All I know was I preferred it and I’m not the only one. Lockdown has allowed us to get intimate on a whole other level. Aisha*, 22, from the Midlands told me that since lockdown has started, she’s had an increase in proposals:
“Due to the current circumstances I have so much more free time than I ever had before and it’s allowed me the time to think about rishtas.
“With our cultural traditions, you can’t really talk to the guy over the phone. You have to meet with the females in his family. It’s difficult during quarantine to stick to cultural norms so we had to adapt, and use Zoom for our meetings, which was normal for me, but for my Arab parents, it was unusual. They wanted to stick to traditional ways of meeting and because of that, I’ve had to turn a lot of rishtas down.”

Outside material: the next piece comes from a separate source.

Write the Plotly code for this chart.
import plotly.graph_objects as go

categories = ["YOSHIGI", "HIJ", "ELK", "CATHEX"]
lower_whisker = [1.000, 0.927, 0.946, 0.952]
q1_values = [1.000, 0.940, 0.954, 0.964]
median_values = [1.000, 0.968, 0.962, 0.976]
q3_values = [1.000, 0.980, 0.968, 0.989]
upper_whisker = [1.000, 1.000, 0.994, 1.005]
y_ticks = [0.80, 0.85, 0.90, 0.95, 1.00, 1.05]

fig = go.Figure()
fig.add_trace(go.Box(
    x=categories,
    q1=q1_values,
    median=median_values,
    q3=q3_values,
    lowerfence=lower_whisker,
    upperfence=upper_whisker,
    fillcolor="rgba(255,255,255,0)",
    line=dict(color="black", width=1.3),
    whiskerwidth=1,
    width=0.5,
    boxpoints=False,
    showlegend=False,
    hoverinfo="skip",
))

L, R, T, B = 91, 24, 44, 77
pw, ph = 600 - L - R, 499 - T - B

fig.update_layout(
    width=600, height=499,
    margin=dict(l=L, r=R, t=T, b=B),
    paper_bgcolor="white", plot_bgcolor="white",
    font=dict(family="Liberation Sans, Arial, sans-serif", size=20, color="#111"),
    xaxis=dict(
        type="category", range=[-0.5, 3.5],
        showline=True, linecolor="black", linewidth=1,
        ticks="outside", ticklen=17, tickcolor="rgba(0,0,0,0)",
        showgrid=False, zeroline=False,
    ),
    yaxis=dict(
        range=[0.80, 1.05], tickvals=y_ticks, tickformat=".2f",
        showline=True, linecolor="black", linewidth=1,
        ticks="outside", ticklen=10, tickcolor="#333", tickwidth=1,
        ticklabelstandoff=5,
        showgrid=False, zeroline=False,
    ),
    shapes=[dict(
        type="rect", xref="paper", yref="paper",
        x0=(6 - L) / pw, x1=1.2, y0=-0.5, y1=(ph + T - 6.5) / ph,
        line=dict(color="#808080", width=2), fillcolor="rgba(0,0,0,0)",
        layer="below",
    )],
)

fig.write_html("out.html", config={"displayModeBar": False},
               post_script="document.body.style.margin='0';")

So essentially, lockdown has had both its benefits and disadvantages when it comes to dating and marriage seeking. On one hand, we’ve seen people become more creative and really bring out the romance when trying to woo their dates. But at the same time, it’s not as easy for everyone.
Ammar, 33 from London, says his hunt for a partner is “on hold” as no one seems genuine online. And this is a problem, that many people are finding with online dating.

Sanjay Panchal hopes to change this with Elate, the new dating app he has founded. He says: “they’re all a bit too superficial and so even though you match with someone, you end up talking for a bit and realise you don’t have much in common or are looking for different things. It basically means people match, chat for a bit, fizzle out, ghost and repeat!
“My app hopes to change that. It matches you on personality as well as looks and most importantly, it only lets you talk to three people at a time. We’ve found it makes for way better conversation if you’re not both chatting to 10 people at once, as most apps are!”
I for one can say, that lockdown has really made me reconsider what I’m looking for in a future partner. Most dating apps tend to focus on the superficial and as my dad so frequently says, “you don’t really know what someone is like until you’re actually living with them”.
I guess looking for a significant other when you’re brown, is essentially just a game of luck. Like I said, no relationship is easy and maintaining them takes a fair deal of effort. So really, it’s just about finding someone you’re willing to make that effort for.